When it comes to fractal trading, you’re talking about the identification of patterns hidden away beneath the larger chaotic movements of the market over a specific time frame. It is a type of technical analysis that is relatively new to trading, and as a result, has left many a trader scratching their heads in need of some help.
That’s why we’re here today, to help you understand the world of automated fractal trading, and to learn how you can use it to read trends, chart, understand systems, and ultimately make a buck or two.
Fractal trading is a trading technique that sees traders trying to identify price reversal points in the market using fractals and candle charts. There are two types of fractals:
Bearish fractals happen when a pattern has its peak in the middle, with lower points on each side. Bullish fractals happen when the pattern has its low in the middle, and its highs on the sides.
The main downside to fractals comes in the form of time frames. You can’t draw a fractal until you are at least two days into the reversal. This is also called a lagging indicator. A fractal chart is made up of at least five candle bars. More significant reversal trends should yield more bars, which is of benefit to the trader. Once the trend has been established, patterns can be analyzed to predict the rise and fall of a price.
The majority of charting platforms offer fractals as a trading indicator, which is quite convenient and a time saver for traders. All you have to do is apply the indicator to the chart, and watch the software work its magic. What you should immediately notice is that the pattern recurs frequently. This is why fractals are most effective when used with one or more other trend reading methods, also known as using confirmation indicators.
The most common of these confirmation indicators is the alligator, which is a tool developed via the multiplication of multiple moving averages. Here, the middle moving average is referred to as the alligator’s teeth and is the indicator used to determine whether you’re going to be using bearish or bullish buy orders.
When the price is primarily staying above the teeth, the trend is up, meaning you want to use bullish signals to create buy orders, and vise versa for bearish signals.
You can also use Fibonacci retracement levels in conjunction with fractals. One issue with fractal trading is deciding which of the occurrences to trade. One issue with Fibonacci retracement is which retracement level you should use. Combining the two helps out both issues, and narrows down the possibilities, on account of the fact that a Fibonacci level is only going to be traded when a fractal reversal happens off that level.
When developing or using a fractal trading system, you need to control your own risk. Stop-loss orders are your safest bet, but how you do so is up to you.
Fractal trading is not for beginner traders. It requires a lot of technical analysis, understanding different types of charts, and reading price trends over certain time frames. Due to this, it is not a system that you should be looking into if you’re just starting out with trading. Stick to the conventional strategies until you have more experience under your belt before you jump into fractal trades, otherwise, you may risk losing your money for no logical reason.
There are a few things you need to keep in mind with fractal trading. Firstly, remember that fractals are lagging indicators. Also keep in mind that fractals are common, and should by no means be relied on by themselves to help you trade. Instead, you should be combining them with other indicators or strategies.

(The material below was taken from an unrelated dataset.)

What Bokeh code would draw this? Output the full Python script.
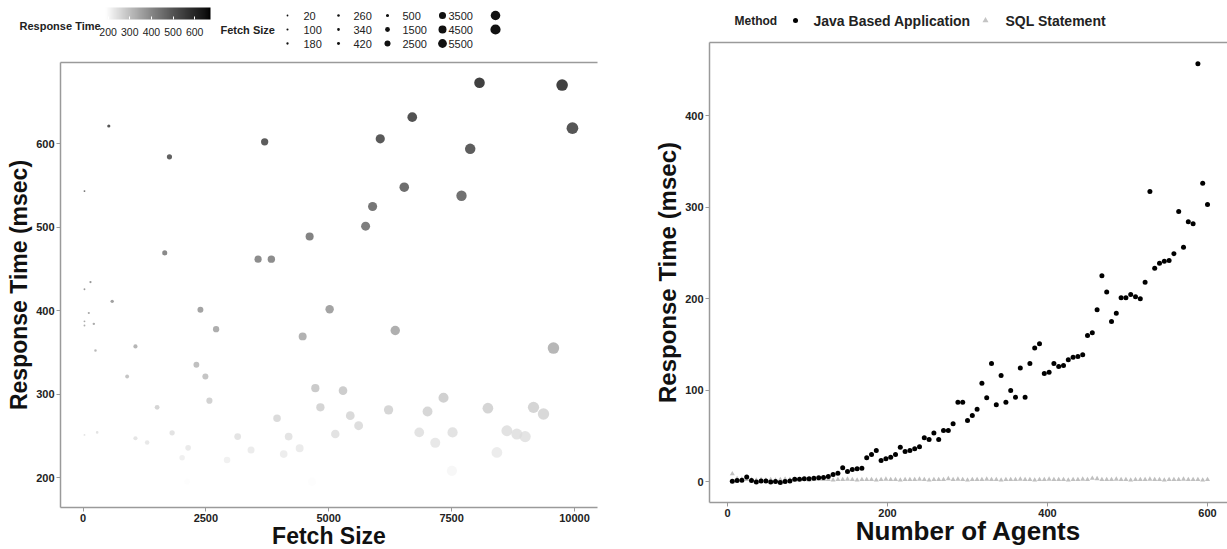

The longer the time frame that the chart reads, the fewer signals are generated, and the more reliable the reversal is. In order to get the most out of them, you should plot your fractal trades over several time frames. Trade short term fractals in the direction of long term ones, and visa versa.
Fractals have many uses to a knowledgeable trader, who can make use of them to greater effect. The novice trader, however, may find difficulty with them. That being said, fractal trading can work when done correctly. Make sure that you are combining it with other systems and indicators, and you should find it to be a useful tool.
Fractal indicators identify a top of bottom, and present themselves in at least five bars. A fractal qualifies when the previously mentioned bearish and bullish trends present themselves. Think of them as an n and u shape. We’ve already discussed how you trade with fractal indicators, which is by combining it with other indicators to create a strategy.
As such, it should be treated merely as a tool rather than a definitive method, and under no circumstance should it be used by itself to determine your trades. Whether you use the alligator method or Fibonacci retracement is up to you. There are plenty of other types of indicators and strategies out there that you can combine fractals with, it’s simply up to you to find the ones you want to use.
Fractals have strict rules, there is not much room for doubt when it comes to using them. It paints a clear picture that can be used to heighten any trader’s game, so long as they know how to use it. If they don’t, they may end up in a world of hurt as a result of not understanding the systems they’re working with. So make sure you understand what you’re doing before you try to make any trades off the back of strategies involving fractal indicators.
There’s not much for us to say on the matter. Just remember to stay safe, and never invest what you can’t afford to lose. This goes double for lesser-known strategies like fractal trading, where you may be unfamiliar with some of the technicality involved.